Destilación. A eso llegó entonces. Recordaba y podaba hasta combinar dos pareados en uno; y luego, para concentrar la esencia de todo en una sola cuarteta, una cuarteta maestra que sería la llave de toda expresión. Desfalleciendo lentamente de hambre, muriéndose, volviéndose loco, sobrevivió intentando plasmarla en centenares de formas, ninguna de ellas lo suficientemente perfecta.
Quizás un pareado. Lo intentó, trabajó en ello y destruyó las cuartetas cuando ya casi tenía lo que deseaba. Destilación, siempre, hasta el fondo mismo de la esencia.
Sí, el buque llegó al fin, pero antes había finalizado él su poema. Había descartado al fin el pareado - me dijo Rupert Gardin mientras volvía á llenar mi vaso con té helado - sólo poco antes de que el buque llegase y lo rescataran.
Lo había destilado al fin hasta la última gota, la mismísima esencia, la simple sílaba. ¡Lo tenía! Al fin perfecto, la expresión de todo lo que le habla ocurrido. Lo gritó a los marineros del bote con voz alta y cascada cuando éstos se acercaban a la playa. A menudo lo recitó desde entonces, pero jamás una sola palabra de más. Únicamente el gran poema que él y nueve horribles años habían conseguido componer.
Y Rupert Gardin, el decano de los críticos americanos, reclinado cerca de mí en su habitación del hotel, me recitó el poema, el poema sin titulo, una única palabra de seis letras imposible de imprimir.

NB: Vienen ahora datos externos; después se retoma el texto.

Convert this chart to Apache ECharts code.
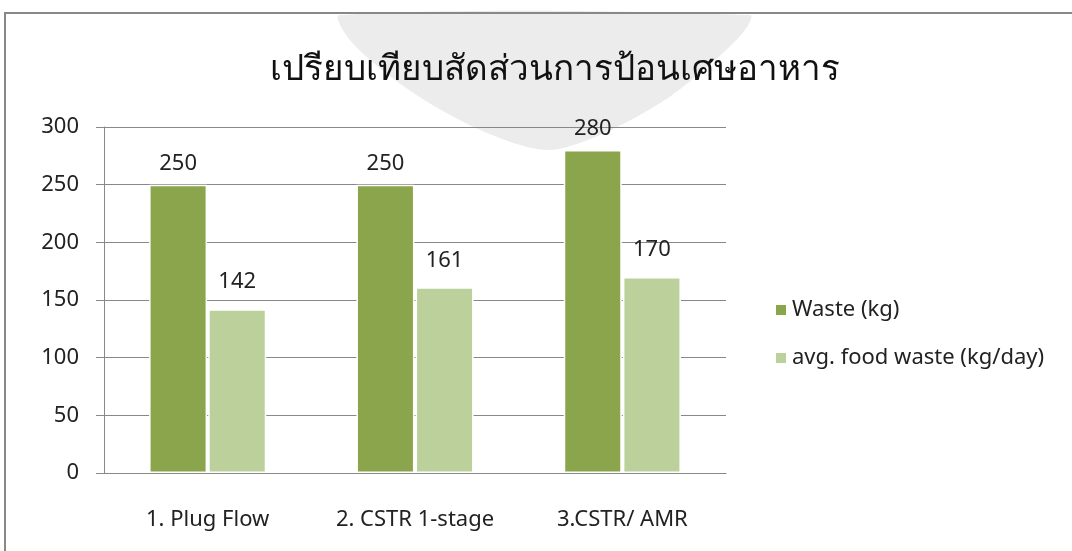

Aún recuerdo, después de estos años, el temblor que me invadió al volver a la oficina, mientras escribía aquella historia y la entregaba. Aún me veo esperando que fuera impresa, teniendo la seguridad de que con ella alcanzaría mi primer artículo con recuadro y, aún recuerdo el disgusto y la indignación que sentí cuando al día siguiente comprobé que mi artículo había sido impreso en la octava página y sin titulares. No se mencionaba a Carl Mamey.
Me encaminé a la oficina del director, me planté furiosamente a su escritorio, y cuando levantó la mirada le declaré que dimitía.
Sonrió ligeramente.
- Sal a tomarte una cerveza y cuando regreses quizá vuelva a emplearte. Mientras estés allí procura descubrir cómo supo Rupert Gardin todo lo que ocurrió en la isla, teniendo en cuenta que Mamey jamás volvió a hablar a no ser para recitar su poema. Gardin estuvo tomándote el pelo, muchacho.
Dije todo lo que tenía que decir sin apenas abrir la boca, mientras al jefe se le escapaba una risa ahogada.
- Vete al infierno y tómate esa cerveza de una vez - dijo él, y yo obedecí.
Después de la cerveza, mientras desaparecía el rubor de mi rostro, me repetí a mí mismo, en voz baja, el poema de Carl Mamey, y de pronto se me escapó una carcajada que hizo volverse al encargado del bar mirándome extrañado. Creo que con aquella carcajada me despedí de mi condición de novato convirtiéndome en periodista, ya que nunca más he vuelto a creer en nada... excepto en el valor fundamental del poema de Carl Mamey.